The spatial organisation of abstract thought

Location
Old Gym LG10
Dates
Tuesday 29 October 2019 (16:15-17:15)
Contact

Seminar organiser: Marcus Perlman (m.perlman@bham.ac.uk)

  • English Language Research Seminar
  • Speaker: Greg Woodin (Birmingham)

Abstract

Space is a powerful resource which humans habitually make use of to understand abstract concepts, such as time (e.g., Lakoff & Johnson, 1980; Gibbs, 1994; Barsalou, 1999). In this talk, I discuss three studies I have conducted investigating the spatial basis of abstract cognition. The first study concerns whether the horizontal or vertical axis is preferred for the spatialization of quantity, time, and emotional valence, involving a task where participants were instructed to place words in space (Woodin & Winter, 2018). The second study builds upon the first while focusing on spatial differences between different types of quantity, such as ordinal and cardinal numbers presented as numerals or number words (Woodin, Littlemore, & Winter, submitted). Across these two studies, we find that the horizontal axis is preferred for time (earlier-left, later-right), whereas the vertical axis is preferred for quantity (less-down, more-up) and emotional valence (bad-down, good-up). The third study reports a large-scale, quantitative investigation of gestures that speakers perform while using metaphors relating to quantity and evaluation, such as ‘tiny number’ and ‘high standard’ (Woodin, Winter, Perlman, Littlemore, & Matlock, under review). Using the TV News Archive, an online, open-access database of nearly 1.9 million English news broadcasts, we show that the gestures of speakers can reveal whether the metaphor used in their speech reflects underlying metaphorical thought processes. Overall, these studies shed light on the spatial organisation of abstract thought.

References

Barsalou, L. W. (1999). Perceptual symbol systems. Behavioral and Brain Sciences, 22, 577–660.

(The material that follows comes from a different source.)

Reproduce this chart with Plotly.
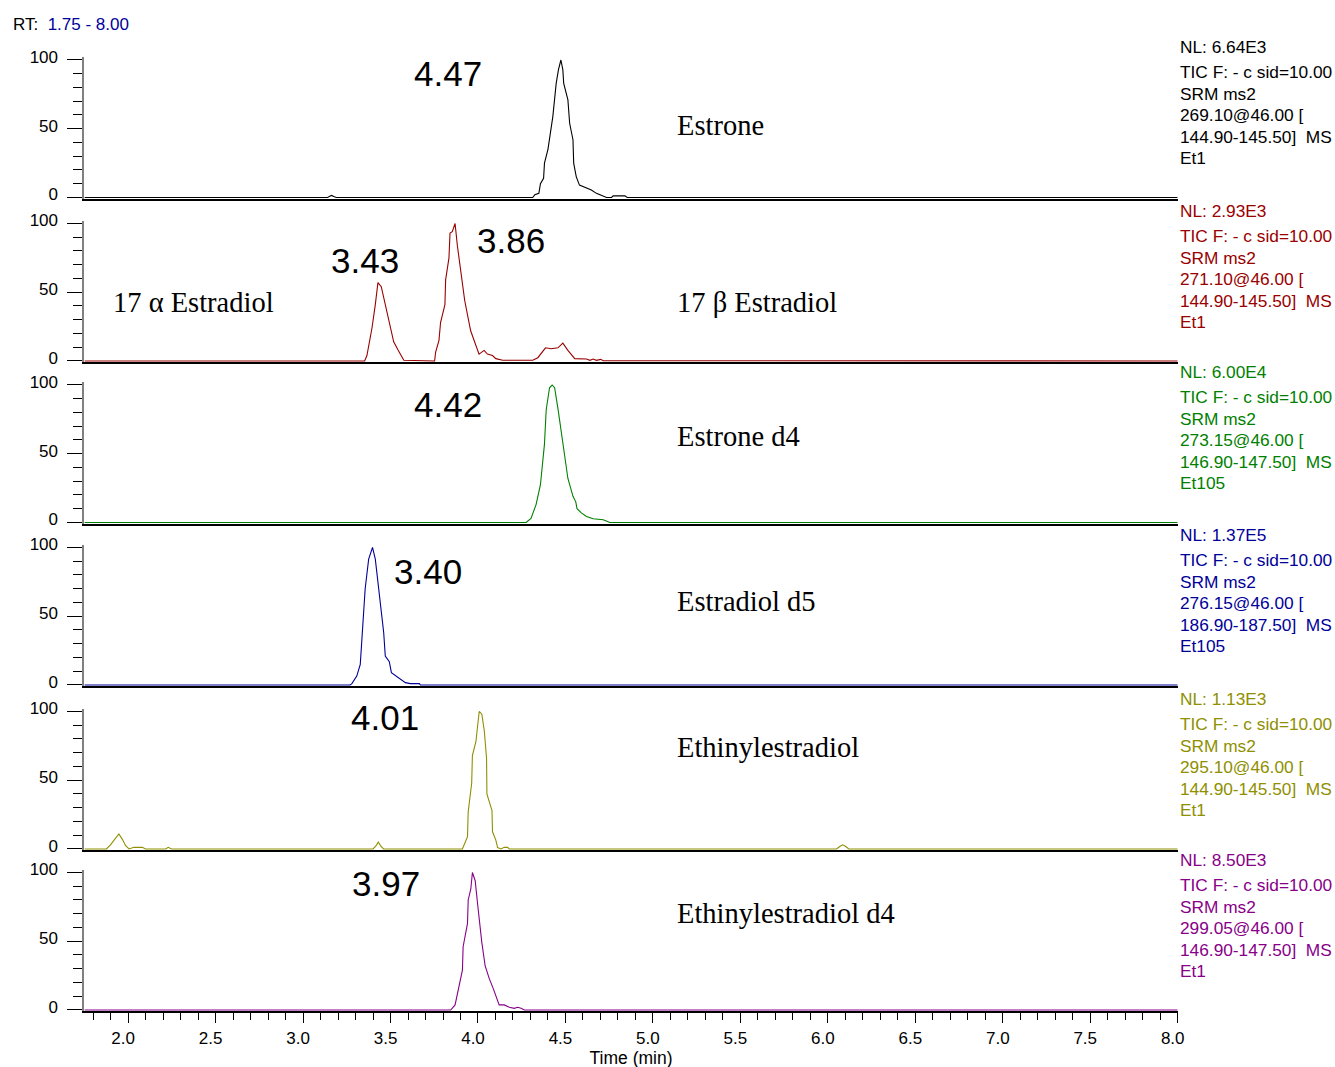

Gibbs R. W. Jr. (1994). The Poetics of Mind: Figurative, Thought, Language and Understanding. Cambridge: Cambridge University Press.

Lakoff, G. & Johnson, M. (1980). Metaphors We Live by. Chicago, IL: University of Chicago Press.

Woodin, G., Littlemore, J., & Winter. (submitted). More is mostly up: Vertical trumps horizontal in spatial metaphors for quantity. Cognitive Science.

Woodin, G. & Winter, B. (2018). Placing abstract concepts in space: Quantity, time and emotional valence. Frontiers in Psychology, 9: 1-14.

Woodin, G., Winter, B., Perlman, M., Littlemore, J., & Matlock, T. (under review). Metaphoric

gestures for quantity and evaluation in the TV News Archive. PLOS ONE.